The deeper ancestor is Hammett himself, and behind him the whole 1930s Warner Bros. gangster cycle the Coens are lovingly ransacking. But the truer cousin is the strain of gangster film that treats loyalty as the real subject and crime as the backdrop — the doomed-friendship tradition that runs from The Glass Key down through decades of screen thrillers about men who cannot say what they feel and die of the silence. If you want the European cousin of Tom Reagan, the professional whose code has eaten his heart, look to Le Samouraï, Melville’s hit man in his own precisely worn hat.

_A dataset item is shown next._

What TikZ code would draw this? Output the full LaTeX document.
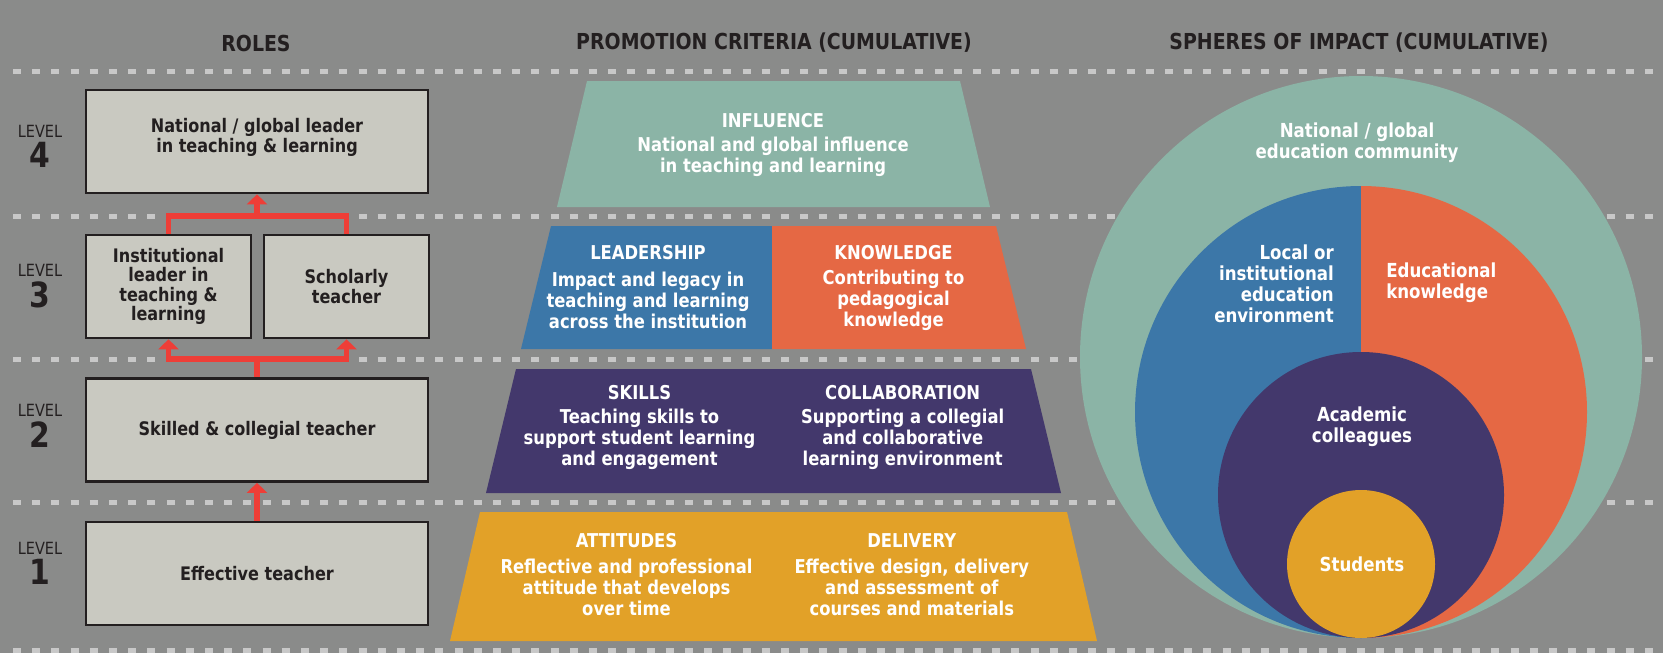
\documentclass[tikz,border=0pt]{standalone}
\usepackage{fontspec}
\setmainfont{DejaVu Sans}[FakeStretch=0.86]
\usetikzlibrary{arrows.meta,positioning}

\definecolor{bggray}{HTML}{8A8B8A}
\definecolor{dotgray}{HTML}{C8C8C8}
\definecolor{boxfill}{HTML}{C9C9C1}
\definecolor{inkdark}{HTML}{231F20}
\definecolor{linkred}{HTML}{EE3E37}
\definecolor{tealc}{HTML}{8BB4A6}
\definecolor{bluec}{HTML}{3C77A8}
\definecolor{orangec}{HTML}{E56844}
\definecolor{purplec}{HTML}{43386C}
\definecolor{goldc}{HTML}{E2A128}

\tikzset{
  role/.style={draw=inkdark, line width=2pt, fill=boxfill, text=inkdark,
    font=\bfseries\fontsize{14}{14.6}\selectfont, align=center,
    minimum height=103*0.75pt, inner sep=0pt},
  levelword/.style={text=inkdark, font=\fontsize{12.6}{14}\selectfont},
  levelnum/.style={text=inkdark, font=\bfseries\fontsize{26}{28}\selectfont},
  heading/.style={text=inkdark, font=\bfseries\fontsize{16.5}{18}\selectfont},
  crit/.style={text=white, font=\bfseries\fontsize{14.3}{15.75}\selectfont, align=center},
  sphere/.style={text=white, font=\bfseries\fontsize{14.5}{15.75}\selectfont, inner sep=0pt},
  sep/.style={draw=dotgray, line width=3.75pt, dash pattern=on 6pt off 8.4pt},
  link/.style={draw=linkred, line width=4pt},
  uparrow/.style={link, -{Triangle[width=15pt,length=7.5pt]}},
}

\begin{document}
\begin{tikzpicture}[x=0.75pt,y=-0.75pt]
  \fill[bggray] (0,0) rectangle (1663,653);
  \useasboundingbox (0,0) rectangle (1663,653);

  % headings
  \node[heading] (hroles) at (256,43) {ROLES};
  \node[heading] (hcrit) at (774,43) {PROMOTION CRITERIA (CUMULATIVE)};
  \node[heading] (hspheres) at (1359,43) {SPHERES OF IMPACT (CUMULATIVE)};

  % level separators
  \foreach \y in {71,216,359,502,650}
    \draw[sep] (12.9,\y) -- (1663,\y);
  \fill[bggray] (155,211) rectangle (359,221);
  \fill[bggray] (155,354) rectangle (359,364);

  % levels
  \node[levelword] (w4) at (40,131) {LEVEL};
  \node[levelnum] (n4) at (40,155) {4};
  \node[levelword] (w3) at (40,270) {LEVEL};
  \node[levelnum] (n3) at (40,295) {3};
  \node[levelword] (w2) at (40,410) {LEVEL};
  \node[levelnum] (n2) at (40,435) {2};
  \node[levelword] (w1) at (40,548) {LEVEL};
  \node[levelnum] (n1) at (40,572) {1};

  % roles
  \node[role, minimum width=342*0.75pt, text depth=9pt] (lead4) at (257,141.5) {National / global leader\\in teaching \& learning};
  \node[role, minimum width=165*0.75pt] (inst3) at (168.5,286.5) {Institutional\\leader in\\teaching \&\\learning};
  \node[role, minimum width=165*0.75pt] (schol3) at (346.5,286.5) {Scholarly\\teacher};
  \node[role, minimum width=342*0.75pt] (skill2) at (257,430) {Skilled \& collegial teacher};
  \node[role, minimum width=342*0.75pt] (eff1) at (257,573.5) {Effective teacher};

  \coordinate (j43) at (257,216);
  \coordinate (j32) at (257,359);
  \draw[link] (inst3.north) |- (j43) -| (schol3.north);
  \draw[uparrow] (j43) -- (lead4.south);
  \draw[link] (skill2.north) -- (j32);
  \draw[uparrow] (j32) -| (inst3.south);
  \draw[uparrow] (j32) -| (schol3.south);
  \draw[uparrow] (eff1.north) -- (skill2.south);

  % criteria
  \fill[tealc] (587,81) -- (960,81) -- (990,207) -- (557,207) -- cycle;
  \fill[bluec] (551,226) -- (772,226) -- (772,349) -- (521,349) -- cycle;
  \fill[orangec] (772,226) -- (996,226) -- (1026,349) -- (772,349) -- cycle;
  \fill[purplec] (516,369) -- (1031,369) -- (1061,493) -- (486,493) -- cycle;
  \fill[goldc] (480,512) -- (1067,512) -- (1097,641) -- (450,641) -- cycle;

  \node[crit] (inflt) at (773,121) {INFLUENCE};
  \node[crit] (inflb) at (773,156.5) {National and global influence\\in teaching and learning};
  \node[crit] (leadt) at (648,253) {LEADERSHIP};
  \node[crit] (leadb) at (648,300.5) {Impact and legacy in\\teaching and learning\\across the institution};
  \node[crit] (knowt) at (893.5,253) {KNOWLEDGE};
  \node[crit] (knowb) at (893.5,300.5) {Contributing to\\pedagogical\\knowledge};
  \node[crit] (skilt) at (639.5,392.7) {SKILLS};
  \node[crit] (skilb) at (639.5,439.3) {Teaching skills to\\support student learning\\and engagement};
  \node[crit] (collt) at (902.7,392.7) {COLLABORATION};
  \node[crit] (collb) at (902.7,439.3) {Supporting a collegial\\and collaborative\\learning environment};
  \node[crit] (attt) at (626.5,540.7) {ATTITUDES};
  \node[crit] (attb) at (626.5,587.3) {Reflective and professional\\attitude that develops\\over time};
  \node[crit] (delt) at (911.8,540.7) {DELIVERY};
  \node[crit] (delb) at (911.8,587.3) {Effective design, delivery\\and assessment of\\courses and materials};

  % spheres
  \fill[tealc] (1361,357) circle (281);
  \begin{scope}
    \clip (1100,150) rectangle (1361,650);
    \fill[bluec] (1361,412) circle (226);
  \end{scope}
  \begin{scope}
    \clip (1361,150) rectangle (1620,650);
    \fill[orangec] (1361,412) circle (226);
  \end{scope}
  \fill[purplec] (1361,495) circle (143);
  \fill[goldc] (1361,564) circle (74);

  \node[sphere, align=center] (natl) at (1357,142.5) {National / global\\education community};
  \node[sphere, align=right, anchor=east] (local) at (1334,283.3) {Local or\\institutional\\education\\environment};
  \node[sphere, align=left, anchor=west] (educ) at (1386,282.8) {Educational\\knowledge};
  \node[sphere, align=center] (acad) at (1362,426.7) {Academic\\colleagues};
  \node[sphere] (stud) at (1362,564) {Students};
\end{tikzpicture}
\end{document}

Here is my verdict, and I will keep the mechanism of it below the line: Miller’s Crossing is the Coens’ most misunderstood film precisely because it rewards the second viewing so lavishly. On a first pass it can feel airless, a puzzle box admiring its own cleverness. Come back knowing the shape of Tom’s design and it turns into something close to heartbreaking — a film about a man who protects his only friend by pretending to betray him, and who ends the story having won every angle and lost the only thing that mattered. Watch it twice. The second time, watch the hat.
Spoilers below
The engine of Tom’s whole scheme is his decision, early on, to fake Bernie’s murder. When Caspar’s people hand him a gun and march Bernie out to the woods at Miller’s Crossing to be executed, Bernie breaks down and delivers the film’s rawest moment — the whimpering “Look into your heart!” as he begs on his knees. Tom fires into the ground and lets him run. That mercy is the mistake that drives the rest of the plot, because Bernie is a genuine rat, and a live Bernie promptly blackmails Tom, threatening to expose the faked killing.
The elegance of the ending is that Tom engineers a situation in which someone else has to do what he could not. He manoeuvres Caspar and his enforcer Eddie Dane (J.E. Freeman) into destroying each other, then arranges for Bernie to be at Caspar’s when Caspar arrives, so that the two men effectively cancel out. When Bernie turns up at Tom’s flat one last time to twist the knife, Tom shoots him — and this time there is no ground to fire into. Bernie’s final plea, “Look into your heart,” gets the film’s coldest reply: “What heart?” Tom has spent the story pretending to have no heart in order to save Leo, and by the end the pretence and the man have become the same thing.
The last scene is the quiet devastation. At Bernie’s funeral, Leo — reconciled with Tom, grateful, never knowing the full extent of what Tom did — offers him his old job back and Verna’s hand, and Tom refuses both. Leo walks off down the wooded path, and Tom stands alone under the trees, tilting his hat down over his eyes, watching his friend go. He has won. He has restored Leo to power, cleared the board, kept everyone he cares about alive. And he is going to be alone with it forever, because the price of being the smartest man in the room was never being able to tell anyone what he was doing or why. The hat comes down. That is the whole film in a single gesture — a man hiding a face that has finally stopped being able to lie to itself.